## Directive
Only the lines from the start of the data through the line containing "5.0, 2.2, 0.6]" should be written out, exactly as they are, with both ends included and the pictures left out.

## Recorded data

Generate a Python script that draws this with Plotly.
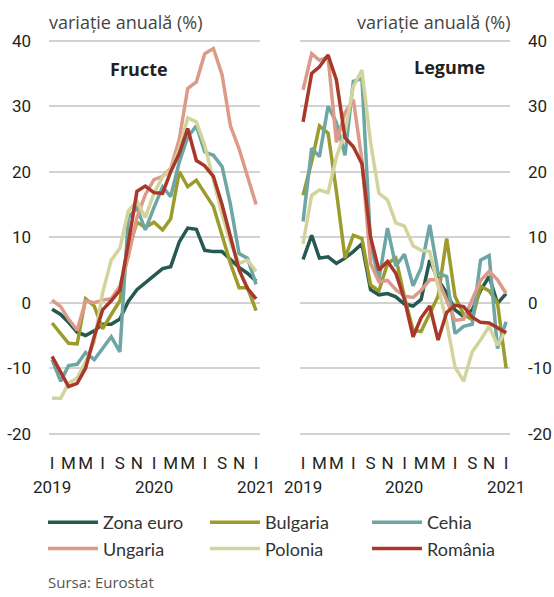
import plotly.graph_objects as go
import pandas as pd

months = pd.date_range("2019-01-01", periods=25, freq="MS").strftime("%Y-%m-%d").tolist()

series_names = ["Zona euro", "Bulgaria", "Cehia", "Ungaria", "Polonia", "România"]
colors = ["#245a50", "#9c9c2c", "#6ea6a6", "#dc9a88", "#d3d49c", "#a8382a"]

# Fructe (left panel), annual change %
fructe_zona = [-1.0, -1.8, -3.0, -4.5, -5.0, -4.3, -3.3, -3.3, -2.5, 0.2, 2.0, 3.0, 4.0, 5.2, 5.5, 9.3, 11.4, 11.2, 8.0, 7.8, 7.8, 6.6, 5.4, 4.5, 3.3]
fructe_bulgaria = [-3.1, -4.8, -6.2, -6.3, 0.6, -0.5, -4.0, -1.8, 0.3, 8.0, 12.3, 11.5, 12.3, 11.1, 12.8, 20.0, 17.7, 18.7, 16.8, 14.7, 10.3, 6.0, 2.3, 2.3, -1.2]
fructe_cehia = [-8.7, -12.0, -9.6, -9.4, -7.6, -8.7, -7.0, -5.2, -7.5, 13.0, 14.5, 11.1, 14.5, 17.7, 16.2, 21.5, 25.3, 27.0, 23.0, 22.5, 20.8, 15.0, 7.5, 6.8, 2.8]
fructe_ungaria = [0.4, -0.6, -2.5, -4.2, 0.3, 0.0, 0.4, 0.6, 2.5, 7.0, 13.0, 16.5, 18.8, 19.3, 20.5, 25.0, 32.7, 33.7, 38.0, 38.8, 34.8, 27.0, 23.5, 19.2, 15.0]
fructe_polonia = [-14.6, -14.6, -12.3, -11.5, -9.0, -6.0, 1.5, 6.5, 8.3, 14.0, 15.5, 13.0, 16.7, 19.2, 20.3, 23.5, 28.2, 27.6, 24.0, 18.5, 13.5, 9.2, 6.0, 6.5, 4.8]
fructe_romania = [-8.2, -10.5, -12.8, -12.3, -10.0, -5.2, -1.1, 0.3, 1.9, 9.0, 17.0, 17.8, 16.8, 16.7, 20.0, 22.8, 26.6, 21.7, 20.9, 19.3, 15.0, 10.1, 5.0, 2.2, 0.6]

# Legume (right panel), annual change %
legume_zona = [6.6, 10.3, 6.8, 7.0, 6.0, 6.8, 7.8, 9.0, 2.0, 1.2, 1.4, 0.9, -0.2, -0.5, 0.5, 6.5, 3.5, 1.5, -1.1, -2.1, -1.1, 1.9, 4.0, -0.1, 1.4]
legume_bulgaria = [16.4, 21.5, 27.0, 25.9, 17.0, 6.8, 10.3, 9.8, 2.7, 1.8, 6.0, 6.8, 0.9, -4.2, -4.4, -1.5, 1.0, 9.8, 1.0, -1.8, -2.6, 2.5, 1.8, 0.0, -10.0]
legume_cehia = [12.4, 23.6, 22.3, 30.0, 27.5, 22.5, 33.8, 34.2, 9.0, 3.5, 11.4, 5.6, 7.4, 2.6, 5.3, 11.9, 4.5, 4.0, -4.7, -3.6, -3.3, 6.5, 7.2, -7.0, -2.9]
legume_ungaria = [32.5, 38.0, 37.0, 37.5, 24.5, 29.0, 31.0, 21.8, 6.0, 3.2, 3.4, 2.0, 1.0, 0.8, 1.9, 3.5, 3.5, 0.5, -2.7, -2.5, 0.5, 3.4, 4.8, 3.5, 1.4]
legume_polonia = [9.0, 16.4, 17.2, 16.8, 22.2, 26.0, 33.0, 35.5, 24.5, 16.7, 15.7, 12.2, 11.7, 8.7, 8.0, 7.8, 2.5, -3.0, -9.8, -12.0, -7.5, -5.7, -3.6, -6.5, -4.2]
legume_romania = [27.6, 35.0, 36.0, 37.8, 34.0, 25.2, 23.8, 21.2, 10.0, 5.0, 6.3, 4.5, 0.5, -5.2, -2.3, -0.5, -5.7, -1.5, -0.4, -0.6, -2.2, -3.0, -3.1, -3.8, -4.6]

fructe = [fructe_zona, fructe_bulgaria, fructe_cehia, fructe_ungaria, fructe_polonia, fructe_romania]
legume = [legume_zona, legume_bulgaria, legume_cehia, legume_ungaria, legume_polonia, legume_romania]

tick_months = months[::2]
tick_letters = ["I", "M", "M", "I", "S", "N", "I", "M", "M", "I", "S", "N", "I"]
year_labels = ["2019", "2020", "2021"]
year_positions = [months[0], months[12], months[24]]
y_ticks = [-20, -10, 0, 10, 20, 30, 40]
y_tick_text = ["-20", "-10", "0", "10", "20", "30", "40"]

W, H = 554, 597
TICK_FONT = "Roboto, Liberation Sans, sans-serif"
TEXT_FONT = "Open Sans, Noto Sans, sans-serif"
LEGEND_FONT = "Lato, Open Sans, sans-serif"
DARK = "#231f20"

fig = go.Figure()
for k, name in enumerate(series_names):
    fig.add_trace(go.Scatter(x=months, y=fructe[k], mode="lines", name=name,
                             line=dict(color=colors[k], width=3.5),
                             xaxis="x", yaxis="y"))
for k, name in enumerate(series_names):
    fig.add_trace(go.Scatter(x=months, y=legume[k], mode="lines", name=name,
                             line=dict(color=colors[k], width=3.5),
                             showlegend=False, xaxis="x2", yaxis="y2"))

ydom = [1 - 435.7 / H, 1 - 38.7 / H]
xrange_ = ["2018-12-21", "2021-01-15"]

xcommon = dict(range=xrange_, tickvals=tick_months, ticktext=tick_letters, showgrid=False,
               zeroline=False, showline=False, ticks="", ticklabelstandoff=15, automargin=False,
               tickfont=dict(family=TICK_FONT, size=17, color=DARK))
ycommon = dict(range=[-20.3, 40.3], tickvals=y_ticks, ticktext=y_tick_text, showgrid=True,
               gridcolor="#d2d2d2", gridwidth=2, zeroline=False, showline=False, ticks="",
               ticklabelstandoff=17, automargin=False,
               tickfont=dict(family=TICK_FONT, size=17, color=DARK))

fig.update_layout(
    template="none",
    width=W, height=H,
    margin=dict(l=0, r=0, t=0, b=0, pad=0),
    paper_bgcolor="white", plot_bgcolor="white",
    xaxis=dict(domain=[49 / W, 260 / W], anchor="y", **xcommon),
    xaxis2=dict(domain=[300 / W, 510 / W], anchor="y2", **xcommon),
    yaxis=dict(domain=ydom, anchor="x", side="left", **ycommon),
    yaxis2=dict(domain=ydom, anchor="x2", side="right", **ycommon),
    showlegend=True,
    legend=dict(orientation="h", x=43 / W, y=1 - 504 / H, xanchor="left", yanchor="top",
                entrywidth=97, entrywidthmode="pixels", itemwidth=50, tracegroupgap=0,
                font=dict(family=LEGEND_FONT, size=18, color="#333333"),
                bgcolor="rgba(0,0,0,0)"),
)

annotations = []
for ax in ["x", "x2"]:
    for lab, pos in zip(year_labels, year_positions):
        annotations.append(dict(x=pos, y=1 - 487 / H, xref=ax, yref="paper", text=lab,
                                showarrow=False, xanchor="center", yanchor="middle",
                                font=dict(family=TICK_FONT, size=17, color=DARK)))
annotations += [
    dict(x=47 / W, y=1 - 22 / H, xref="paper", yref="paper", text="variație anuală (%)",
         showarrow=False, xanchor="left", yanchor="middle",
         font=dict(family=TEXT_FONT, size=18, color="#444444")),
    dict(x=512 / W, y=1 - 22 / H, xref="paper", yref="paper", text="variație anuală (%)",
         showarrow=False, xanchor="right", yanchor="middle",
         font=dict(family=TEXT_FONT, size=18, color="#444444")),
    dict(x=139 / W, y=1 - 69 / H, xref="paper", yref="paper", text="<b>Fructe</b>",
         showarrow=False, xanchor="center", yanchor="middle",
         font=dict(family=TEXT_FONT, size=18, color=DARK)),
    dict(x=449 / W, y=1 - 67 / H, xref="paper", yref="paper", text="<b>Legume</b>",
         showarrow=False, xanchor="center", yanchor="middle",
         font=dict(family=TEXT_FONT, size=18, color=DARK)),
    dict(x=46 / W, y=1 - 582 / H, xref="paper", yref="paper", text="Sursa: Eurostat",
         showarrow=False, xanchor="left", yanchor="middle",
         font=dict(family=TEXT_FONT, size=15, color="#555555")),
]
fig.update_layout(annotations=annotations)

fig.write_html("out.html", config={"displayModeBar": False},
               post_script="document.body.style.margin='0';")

## Written solution
Generate a Python script that draws this with Plotly.
import plotly.graph_objects as go
import pandas as pd

months = pd.date_range("2019-01-01", periods=25, freq="MS").strftime("%Y-%m-%d").tolist()

series_names = ["Zona euro", "Bulgaria", "Cehia", "Ungaria", "Polonia", "România"]
colors = ["#245a50", "#9c9c2c", "#6ea6a6", "#dc9a88", "#d3d49c", "#a8382a"]

# Fructe (left panel), annual change %
fructe_zona = [-1.0, -1.8, -3.0, -4.5, -5.0, -4.3, -3.3, -3.3, -2.5, 0.2, 2.0, 3.0, 4.0, 5.2, 5.5, 9.3, 11.4, 11.2, 8.0, 7.8, 7.8, 6.6, 5.4, 4.5, 3.3]
fructe_bulgaria = [-3.1, -4.8, -6.2, -6.3, 0.6, -0.5, -4.0, -1.8, 0.3, 8.0, 12.3, 11.5, 12.3, 11.1, 12.8, 20.0, 17.7, 18.7, 16.8, 14.7, 10.3, 6.0, 2.3, 2.3, -1.2]
fructe_cehia = [-8.7, -12.0, -9.6, -9.4, -7.6, -8.7, -7.0, -5.2, -7.5, 13.0, 14.5, 11.1, 14.5, 17.7, 16.2, 21.5, 25.3, 27.0, 23.0, 22.5, 20.8, 15.0, 7.5, 6.8, 2.8]
fructe_ungaria = [0.4, -0.6, -2.5, -4.2, 0.3, 0.0, 0.4, 0.6, 2.5, 7.0, 13.0, 16.5, 18.8, 19.3, 20.5, 25.0, 32.7, 33.7, 38.0, 38.8, 34.8, 27.0, 23.5, 19.2, 15.0]
fructe_polonia = [-14.6, -14.6, -12.3, -11.5, -9.0, -6.0, 1.5, 6.5, 8.3, 14.0, 15.5, 13.0, 16.7, 19.2, 20.3, 23.5, 28.2, 27.6, 24.0, 18.5, 13.5, 9.2, 6.0, 6.5, 4.8]
fructe_romania = [-8.2, -10.5, -12.8, -12.3, -10.0, -5.2, -1.1, 0.3, 1.9, 9.0, 17.0, 17.8, 16.8, 16.7, 20.0, 22.8, 26.6, 21.7, 20.9, 19.3, 15.0, 10.1, 5.0, 2.2, 0.6]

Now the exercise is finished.